#### CHALLENGE:
Extract the lines of the material below, beginning with the first and ending with the line that holds "import matplotlib.patheffects as pe". Skip every picture.

#### SOURCE EXCERPT:

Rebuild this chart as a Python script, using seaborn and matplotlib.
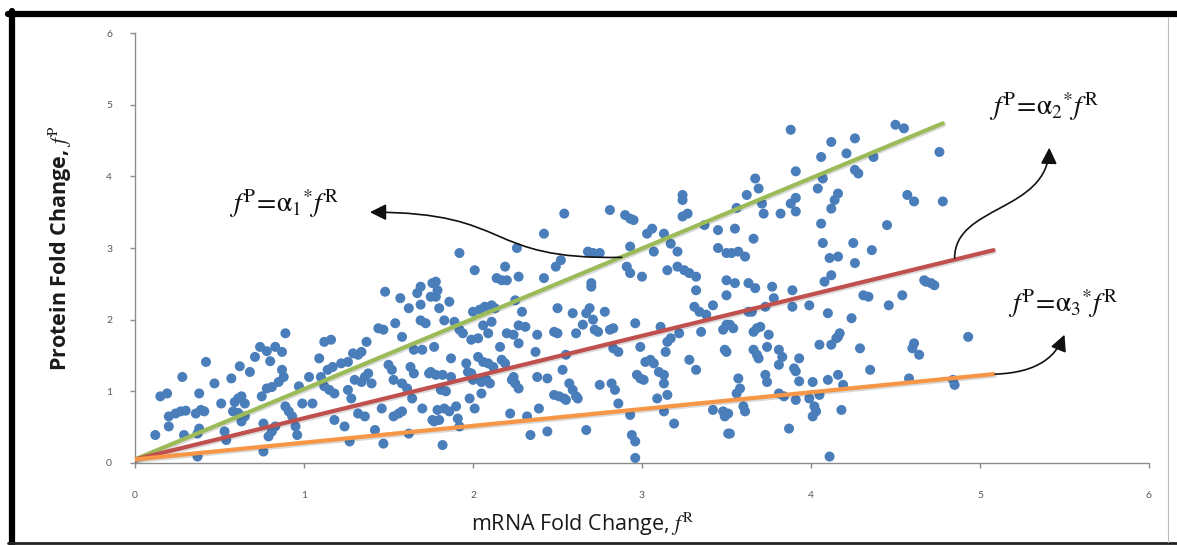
import matplotlib
matplotlib.use("Agg")
import matplotlib.pyplot as plt
import seaborn as sns
import pandas as pd
from matplotlib.lines import Line2D
from matplotlib.patches import FancyArrowPatch
from matplotlib.path import Path
import matplotlib.patheffects as pe

# ---------------- data ----------------
scatter_points = [
    (0.12,0.39),(0.15,0.93),(0.19,0.97),(0.20,0.65),(0.20,0.51),(0.24,0.69),(0.27,0.72),(0.30,0.73),
    (0.28,1.20),(0.29,0.39),(0.37,0.41),(0.38,0.48),(0.36,0.69),(0.39,0.74),(0.41,0.72),(0.38,0.97),
    (0.42,1.41),(0.37,0.09),(0.47,1.11),(0.51,0.83),(0.53,0.44),(0.54,0.32),(0.57,1.18),(0.59,0.85),
    (0.61,0.90),(0.63,0.93),(0.65,0.83),(0.58,0.72),(0.61,0.70),(0.62,1.35),(0.68,1.27),(0.63,0.58),
    (0.65,0.65),(0.71,1.48),(0.74,1.62),(0.78,1.56),(0.80,1.42),(0.75,0.93),(0.78,1.04),(0.81,1.06),
    (0.76,0.16),(0.76,0.55),(0.79,0.37),(0.81,0.44),(0.83,0.51),(0.83,1.62),(0.87,1.55),(0.85,1.13),
    (0.88,1.20),(0.87,1.30),(0.89,1.81),(0.89,0.79),(0.91,0.72),(0.93,0.65),(0.95,0.51),(0.96,0.39),
    (0.97,1.07),(0.99,0.83),(1.03,1.20),(1.05,0.83),(1.09,1.46),(1.12,1.69),(1.16,1.72),(1.10,1.20),
    (1.14,1.30),(1.17,1.34),(1.12,1.07),(1.15,1.02),(1.18,0.97),(1.18,0.60),(1.22,1.39),(1.26,1.41),
    (1.29,1.53),(1.32,1.51),(1.34,1.55),(1.24,0.51),(1.26,1.02),(1.28,0.90),(1.27,0.30),(1.30,1.16),
    (1.34,1.13),(1.36,1.20),(1.38,1.25),(1.40,1.11),(1.32,0.69),(1.36,0.65),(1.37,1.69),(1.42,0.46),
    (1.44,1.88),(1.47,1.86),(1.46,0.76),(1.47,0.27),(1.48,2.39),(1.50,1.37),(1.52,1.30),(1.53,1.16),
    (1.58,1.11),(1.61,1.04),(1.53,0.65),(1.56,0.69),(1.58,0.72),(1.54,1.95),(1.57,2.30),(1.62,2.16),
    (1.58,1.76),(1.63,1.34),(1.65,1.25),(1.64,0.90),(1.65,1.58),(1.67,2.37),(1.69,2.46),(1.69,2.21),
    (1.69,1.99),(1.72,1.95),(1.70,1.58),(1.70,0.76),(1.74,1.25),(1.75,2.32),(1.76,2.51),(1.76,0.60),
    (1.62,0.41),
    (1.78,2.32),(1.79,2.41),(1.80,2.16),(1.77,1.62),(1.75,1.27),(1.78,1.23),(1.82,1.23),(1.87,1.20),
    (1.81,1.02),(1.84,1.00),(1.79,0.74),(1.83,0.76),(1.86,0.72),(1.90,0.79),(1.77,0.58),(1.80,0.60),
    (1.83,1.99),(1.82,0.25),(1.86,2.25),(1.87,1.46),(1.89,1.97),(1.92,1.86),(1.94,1.81),(1.91,0.62),
    (1.92,0.51),(1.96,1.39),(1.97,1.27),(1.99,1.25),(2.00,1.16),(1.98,0.90),(2.00,2.11),(2.04,2.14),
    (2.07,2.18),(2.11,2.20),(2.13,2.16),(1.99,1.72),(2.03,1.74),(2.01,0.76),(2.03,1.48),(2.06,1.41),
    (2.09,1.39),(2.12,1.34),(2.05,1.13),(2.08,1.16),(2.10,1.11),(2.05,0.97),(2.06,1.92),(2.11,1.97),
    (2.09,1.81),(2.16,1.62),(2.17,1.44),(2.19,1.39),(2.20,1.81),(2.24,1.79),(2.27,1.92),(2.31,1.90),
    (2.22,0.69),(2.23,1.16),(2.25,1.11),(2.27,1.04),(2.24,1.20),(2.25,2.27),(2.29,2.11),(2.27,1.67),
    (2.32,0.65),(2.34,0.39),(2.37,1.55),(2.38,1.79),(2.38,1.20),(2.44,1.18),(2.39,0.76),(2.44,0.44),
    (2.48,1.83),(2.50,1.81),(2.48,0.95),(2.51,0.93),(2.54,0.90),(2.55,0.88),(2.50,2.16),(2.53,1.30),
    (2.55,1.51),(2.57,1.11),(2.59,1.02),(2.61,0.93),(2.62,0.90),(2.59,2.09),(2.61,1.81),(2.65,1.93),
    (2.67,2.09),(2.69,2.16),(2.71,2.00),(2.72,1.86),(2.74,1.83),(2.67,0.46),(2.70,2.46),(2.75,1.09),
    (2.78,2.11),(2.81,1.86),(2.83,1.88),(2.82,1.11),(2.84,1.02),(2.83,1.60),(2.86,1.55),(2.86,0.83),
    (2.93,0.67),(2.94,0.39),(2.96,0.30),(2.96,0.07),(2.96,1.95),(2.97,1.23),(2.99,1.18),(3.01,1.16),
    (2.99,1.62),(3.02,1.41),(3.05,1.44),(3.07,1.39),(3.09,0.90),(3.10,1.27),(3.13,1.23),(3.11,1.90),
    (3.13,1.11),(3.14,1.55),(3.15,1.69),(3.17,1.74),(3.13,0.72),(3.15,0.95),(3.19,0.55),(3.22,1.81),
    (3.28,1.44),(3.32,1.30),(3.31,2.18),(3.34,2.11),(3.38,2.07),(3.32,2.41),(3.35,1.83),(3.42,2.20),
    (3.42,0.74),(3.48,0.72),(3.49,0.65),(3.49,1.58),(3.48,1.86),(3.50,1.93),(3.50,2.34),(3.51,0.41),
    (3.55,2.51),(3.52,1.93),(3.54,1.88),(3.50,1.55),(3.51,0.69),(3.52,0.41),(3.57,1.18),(3.58,1.04),
    (3.56,0.97),(3.60,0.79),(3.61,0.72),(3.63,2.11),(3.65,2.11),(3.63,2.51),(3.67,2.44),(3.66,1.83),
    (3.68,1.88),(3.70,1.90),(3.66,1.58),(3.68,1.51),(3.69,1.46),(3.73,1.23),(3.74,1.13),(3.74,1.62),
    (3.73,2.18),(3.75,1.79),(3.77,2.46),(3.78,2.30),(3.81,1.58),(3.83,1.48),(3.81,1.37),(3.81,0.97),
    (3.84,0.93),(3.89,2.41),(3.89,2.18),(3.87,0.48),(3.90,1.32),(3.91,1.28),(3.91,0.88),(3.93,1.46),
    (3.93,1.14),(3.99,2.20),(3.99,0.90),(4.01,1.13),(4.02,0.79),(4.03,0.72),(4.01,0.65),(4.05,1.65),
    (4.05,0.95),(4.08,2.53),(4.10,2.09),(4.10,1.16),(4.12,1.65),(4.15,1.74),(4.17,1.81),(4.16,1.76),
    (4.16,1.23),(4.18,0.74),(4.11,0.09),(4.19,1.09),(4.24,2.02),(4.29,1.60),(4.31,2.34),(4.34,2.32),
    (4.35,1.30),(4.46,2.20),(4.54,2.34),(4.58,1.18),(4.60,1.60),(4.61,1.67),(4.64,1.51),(4.68,2.53),
    (4.73,2.48),(4.84,1.16),(4.85,1.09),(4.93,1.76),
    (1.78,2.53),(1.92,2.93),(2.01,2.69),(2.14,2.58),(2.17,2.55),(2.20,2.55),(2.19,2.74),(2.26,3.00),
    (2.27,2.60),(2.42,3.20),(2.42,2.58),(2.49,2.74),(2.52,2.83),(2.54,3.48),(2.68,2.95),(2.71,2.93),
    (2.75,2.93),(2.70,2.51),(2.81,3.53),(2.90,3.46),(2.93,3.41),(2.95,3.39),(2.91,2.74),(2.93,2.65),
    (2.93,3.02),(3.00,2.60),(3.03,3.20),(3.06,3.27),(3.07,2.95),(3.13,3.20),(3.17,3.06),(3.21,2.95),
    (3.15,2.69),(3.21,2.74),(3.25,2.69),(3.28,2.65),(3.32,2.60),(3.24,3.74),(3.24,3.67),(3.24,3.44),
    (3.27,3.48),(3.37,3.32),(3.45,3.25),(3.45,3.00),(3.50,2.93),(3.50,2.55),
    (3.88,4.65),(3.67,3.97),(3.69,3.83),(3.62,3.74),(3.56,3.56),(3.55,3.27),(3.66,3.13),(3.53,2.93),
    (3.57,2.95),(3.61,2.88),(3.71,3.62),(3.72,3.48),(3.82,3.48),(3.88,3.62),(3.91,3.70),(3.91,3.51),
    (3.91,4.07),(4.04,3.83),(4.06,4.27),(4.07,3.97),(4.06,3.34),(4.07,3.07),(4.12,4.48),(4.12,3.55),
    (4.14,3.67),(4.16,3.76),(4.11,2.86),(4.16,2.88),(4.12,2.62),(4.21,4.32),(4.25,3.07),(4.26,4.53),
    (4.26,4.09),(4.28,4.04),(4.26,2.79),(4.36,2.97),(4.37,4.27),(4.45,3.32),(4.50,4.72),(4.55,4.67),
    (4.57,3.74),(4.61,3.65),(4.76,4.34),(4.78,3.65),(4.67,2.55),(4.71,2.51),
]

# fitted lines (start / end points)
green_x, green_y = [0.0, 4.78], [0.05, 4.74]
red_x, red_y = [0.0, 5.08], [0.05, 2.97]
orange_x, orange_y = [0.0, 5.08], [0.05, 1.24]

x_ticks = [0, 1, 2, 3, 4, 5, 6]
y_ticks = [0, 1, 2, 3, 4, 5, 6]

labels = [
    r"$f^{\mathrm{P}}\!=\!\mathrm{\alpha}_1{}^{*}f^{\mathrm{R}}$",
    r"$f^{\mathrm{P}}\!=\!\mathrm{\alpha}_2{}^{*}f^{\mathrm{R}}$",
    r"$f^{\mathrm{P}}\!=\!\mathrm{\alpha}_3{}^{*}f^{\mathrm{R}}$",
]

# ---------------- style ----------------
sns.set_theme(style="white")
plt.rcParams["font.family"] = ["Lato", "DejaVu Sans"]
plt.rcParams["mathtext.fontset"] = "stix"

fig = plt.figure(figsize=(11.77, 5.45), dpi=100)
ax = fig.add_axes([0.1147, 0.1505, 0.8615, 0.7889])

df = pd.DataFrame(scatter_points, columns=["mrna", "protein"])
sns.scatterplot(data=df, x="mrna", y="protein", ax=ax, color="#4A7EBB",
                s=52, edgecolor="none", linewidth=0, zorder=2)

shadow = [pe.SimpleLineShadow(offset=(0.8, -1.2), alpha=0.18, shadow_color="#333333"), pe.Normal()]
for lx, ly, c in [(green_x, green_y, "#9BBB59"), (red_x, red_y, "#C0504D"),
                  (orange_x, orange_y, "#F79646")]:
    sns.lineplot(x=lx, y=ly, ax=ax, color=c, linewidth=3.0, sort=False,
                 path_effects=shadow, zorder=3)

ax.set_xlim(0, 6)
ax.set_ylim(0, 6)
ax.set_xticks(x_ticks)
ax.set_yticks(y_ticks)
ax.set_xticklabels([str(t) for t in x_ticks])
ax.set_yticklabels([str(t) for t in y_ticks])

for s in ["top", "right"]:
    ax.spines[s].set_visible(False)
for s in ["left", "bottom"]:
    ax.spines[s].set_color("#8C8C8C")
    ax.spines[s].set_linewidth(1.0)

ax.tick_params(axis="x", direction="out", length=3.5, width=1.0, color="#8C8C8C",
               pad=17, labelsize=7.5, labelcolor="#595959", bottom=True)
ax.tick_params(axis="y", direction="out", length=3.5, width=1.0, color="#8C8C8C",
               pad=13, labelsize=7.5, labelcolor="#595959", left=True)

ax.set_xlabel(r"mRNA Fold Change, $f^{\mathrm{R}}$", fontsize=15.5, color="#1a1a1a",
              family=["Open Sans", "DejaVu Sans"])
ax.xaxis.set_label_coords(0.442, -0.112)
ax.set_ylabel(r"Protein Fold Change, $f^{\mathrm{P}}$", fontsize=15.5, fontweight="bold",
              color="#1a1a1a", family=["Open Sans", "DejaVu Sans"])
ax.yaxis.set_label_coords(-0.060, 0.50)

# annotation texts
ax.text(0.88, 3.62, labels[0], fontsize=20, ha="center", va="center", color="#111111")
ax.text(5.38, 4.97, labels[1], fontsize=20, ha="center", va="center", color="#111111")
ax.text(5.49, 2.22, labels[2], fontsize=20, ha="center", va="center", color="#111111")

# curved arrows
arrow_kw = dict(arrowstyle="-|>,head_length=0.7,head_width=0.35", mutation_scale=14,
                color="#111111", linewidth=1.2, transform=ax.transData, zorder=4)
p1 = Path([(2.88, 2.87), (2.05, 2.83), (2.25, 3.50), (1.39, 3.50)],
          [Path.MOVETO, Path.CURVE4, Path.CURVE4, Path.CURVE4])
ax.add_patch(FancyArrowPatch(path=p1, **arrow_kw))
p2 = Path([(4.85, 2.86), (4.85, 3.60), (5.40, 3.50), (5.41, 4.40)],
          [Path.MOVETO, Path.CURVE4, Path.CURVE4, Path.CURVE4])
ax.add_patch(FancyArrowPatch(path=p2, **arrow_kw))
p3 = Path([(5.09, 1.24), (5.35, 1.26), (5.45, 1.50), (5.50, 1.79)],
          [Path.MOVETO, Path.CURVE4, Path.CURVE4, Path.CURVE4])
ax.add_patch(FancyArrowPatch(path=p3, **arrow_kw))

# figure frame
W, H = 1177, 545
fig.add_artist(Line2D([8 / W, 1.0], [1 - 13.5 / H, 1 - 13.5 / H], color="black",
                      linewidth=4.5, transform=fig.transFigure, solid_capstyle="round"))
fig.add_artist(Line2D([11.5 / W, 11.5 / W], [1 - 11 / H, 0.0], color="black",
                      linewidth=4.5, transform=fig.transFigure, solid_capstyle="round"))
fig.add_artist(Line2D([8 / W, 1.0], [2 / H, 2 / H], color="#222222",
                      linewidth=2.0, transform=fig.transFigure))
fig.add_artist(Line2D([1168 / W, 1168 / W], [1 - 17 / H, 3 / H], color="#BBBBBB",
                      linewidth=0.8, transform=fig.transFigure))

fig.savefig("out.png", dpi=100)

#### FINAL RESULT:
Rebuild this chart as a Python script, using seaborn and matplotlib.
import matplotlib
matplotlib.use("Agg")
import matplotlib.pyplot as plt
import seaborn as sns
import pandas as pd
from matplotlib.lines import Line2D
from matplotlib.patches import FancyArrowPatch
from matplotlib.path import Path
import matplotlib.patheffects as pe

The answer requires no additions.